Tips on How to Select the Right Toothpaste for You
When it comes to protecting the health of your teeth and gums, no habit plays a more important role than brushing. Of course brushing without toothpaste would be like trying to fly a kite without a string, so you need to carefully select the right brand that best meets your oral health needs.
With an overwhelming number of options out on the market, how do you select the brand for you? Do you select a brand that features tartar control or additional fluoride protection? Do brands that brighten the color of your teeth also protect from the development of gum disease and tooth decay, and when should you switch to a brand designed to help sensitive teeth? Here’s what you need to know the next time you decide which brand of toothpaste to place in your grocery cart.
The Basics
Your basic, run-of-the mill toothpaste comes in paste, gel, and powder forms. Regardless of how a toothpaste is packaged, there are a few common ingredients that just about every brand contains. These include:
- Abrasive agents. To thoroughly clean your teeth, toothpaste needs to contain scratchy agents, such as silicates or calcium carbonate, that provide an abrasive edge to remove bacteria and foods particles. Without these types of abrasive agents, toothpaste wouldn’t be able to provide as deep a cleaning.
- Flavoring. Because ingredients like fluoride and calcium carbonate don’t taste very good on their own, toothpaste manufacturers add artificial sweeteners to toothpaste to improve the flavor. While most people associate mint with the flavor of toothpaste, a variety of brands come in such flavors as lemon-lime, cinnamon, and even bubblegum.
- Humectants. An anti-drying agent, humectants are used to keep toothpaste from drying out in the tube.
- Thickeners. To provide toothpaste a firm enough texture to keep it from running off your brush, a thickening agent is added that usually includes gum and gooey molecules found in seaweed.

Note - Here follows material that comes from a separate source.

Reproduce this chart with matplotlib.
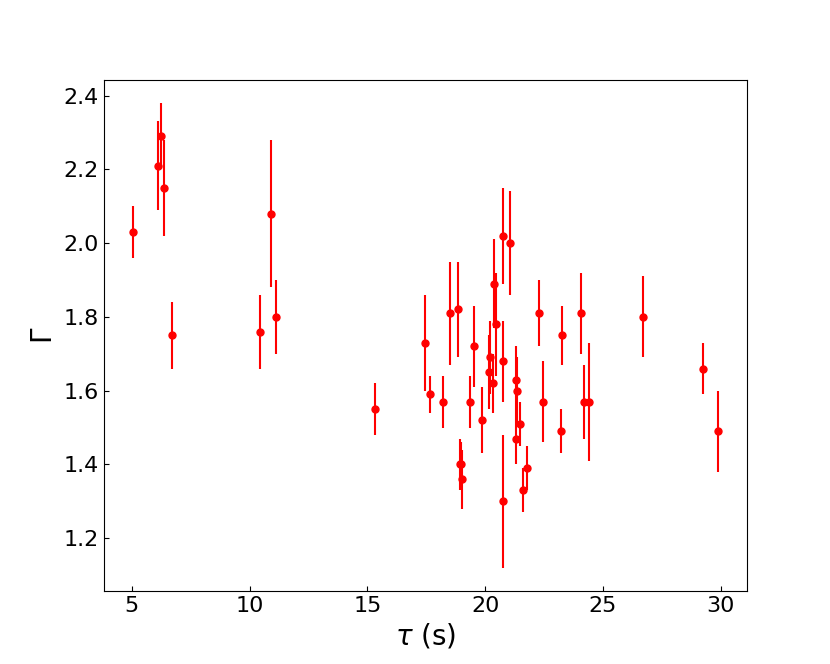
import numpy as np
import matplotlib.pyplot as plt

# decay time (s), photon index and its error
tau = [5.05, 6.13, 6.26, 6.36, 6.71, 10.45, 10.90, 11.14, 15.33,
       17.47, 17.68, 18.23, 18.52, 18.83, 18.94, 18.98, 19.01,
       19.37, 19.54, 19.87, 20.17, 20.21, 20.33, 20.37, 20.48,
       20.74, 20.74, 20.75, 21.05, 21.32, 21.32, 21.37, 21.50,
       21.62, 21.79, 22.27, 22.48, 23.23, 23.27, 24.07, 24.18,
       24.42, 26.72, 29.25, 29.88]
gamma = [2.03, 2.21, 2.29, 2.15, 1.75, 1.76, 2.08, 1.80, 1.55,
         1.73, 1.59, 1.57, 1.81, 1.82, 1.40, 1.40, 1.36,
         1.57, 1.72, 1.52, 1.65, 1.69, 1.62, 1.89, 1.78,
         1.68, 1.30, 2.02, 2.00, 1.63, 1.47, 1.60, 1.51,
         1.33, 1.39, 1.81, 1.57, 1.49, 1.75, 1.81, 1.57,
         1.57, 1.80, 1.66, 1.49]
gamma_err = [0.07, 0.12, 0.09, 0.13, 0.09, 0.10, 0.20, 0.10, 0.07,
             0.13, 0.05, 0.07, 0.14, 0.13, 0.07, 0.06, 0.08,
             0.07, 0.11, 0.09, 0.10, 0.10, 0.08, 0.12, 0.14,
             0.11, 0.18, 0.13, 0.14, 0.09, 0.07, 0.09, 0.06,
             0.06, 0.06, 0.09, 0.11, 0.06, 0.08, 0.11, 0.10,
             0.16, 0.11, 0.07, 0.11]

fig, ax = plt.subplots(figsize=(8.3, 6.64), dpi=100)
ax.errorbar(tau, gamma, yerr=gamma_err, fmt='o', color='red',
            ecolor='red', markersize=5, elinewidth=1.5, capsize=0)
ax.set_xlabel(r'$\tau$ (s)', fontsize=20)
ax.set_ylabel(r'$\Gamma$', fontsize=20)
ax.tick_params(direction='in', labelsize=16)

fig.savefig('out.png', dpi=100)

- Detergents. You can’t kill bacteria without soap, so toothpaste contains some type of detergent, such as sodium lauryl sulfate, which helps clean your teeth, while causing suds to appear.
Fluoride Toothpaste
By far the most important ingredient in any toothpaste you purchase, fluoride is a naturally occurring mineral that plays a vital role in protecting your teeth from tooth decay. Since fluoride was first added to the nation’s water supply and became a common ingredient in toothpaste, the number of cavities reported in the U.S. has dropped dramatically over the last 50 years.
Plaque, a sticky film of bacteria that lives in your mouth, feeds on the sugars you consume to produce acids that slowly eat away at tooth enamel. Fluoride provides your teeth with some protection from plaque acids by making tooth enamel stronger, and by helping to remineralize areas of your teeth that have begun to decay. Any brand of toothpaste you purchase should include fluoride. If suffer frequently from cavities, you might consider purchasing a brand that advertises as containing extra fluoride protection.
Tartar Control Toothpaste
The primary reason you brush is to remove plaque and lingering food particles from your teeth. By failing to brush, or by not brushing properly, you leave plaque on your teeth where it starts to harden into tartar. When tartar begins to accumulate along the gum line of your mouth, the bacteria makes cleaning your teeth more difficult and brushing less effective. Eventually, tartar will harden to the point that only your dentist can remove it from your teeth, which is why you should schedule regular cleanings every six months.
Tartar control toothpaste contains active ingredients that help to prevent plaque from hardening into tartar. These ingredients include such compounds as pyrophosphates and zinc citrate, and occasionally antibiotics like triclosan that kill mouth bacteria. Tartar control toothpastes are best suited for individuals who don’t receive regular dental cleanings or who suffer from gum disease.
Sensitive Teeth Toothpaste
If consuming hot or cold foods and drinks cause you to experience sharp pangs of pain, you probably suffer from sensitive teeth. This condition occurs when your gums begin to recede away from the base of your teeth, thereby exposing the sensitive tubules that run into the nerve center of a tooth. When hot or cold stimuli irritate these tubules, they cause you to experience pain.
Toothpaste for sensitive teeth contain ingredients like potassium nitrate and strontium chloride that block the pathways in tubules that travel to the nerve center of a tooth. While effective, these types of toothpaste generally take several weeks of use before they begin to offer relief. If you suffer from extreme tooth sensitivity, you may consider using this type of toothpaste, which is generally lighter and less abrasive than tartar control brands.
Whitening Toothpaste
Few aspects of a person’s appearance make as noticeable a difference as a mouthful of pearly white teeth. Because everyone wants a brilliantly white smile, a number of brands have hit the market that offer to clean and whiten teeth. These types of toothpastes generally contain some type of peroxide, and a variety of abrasive agents that work to polish teeth and remove stains. While studies have shown that the extra abrasive agents used in whitening toothpaste don’t damage tooth enamel, these brands are known to increase tooth sensitivity, and should be avoided by those who suffer from the condition.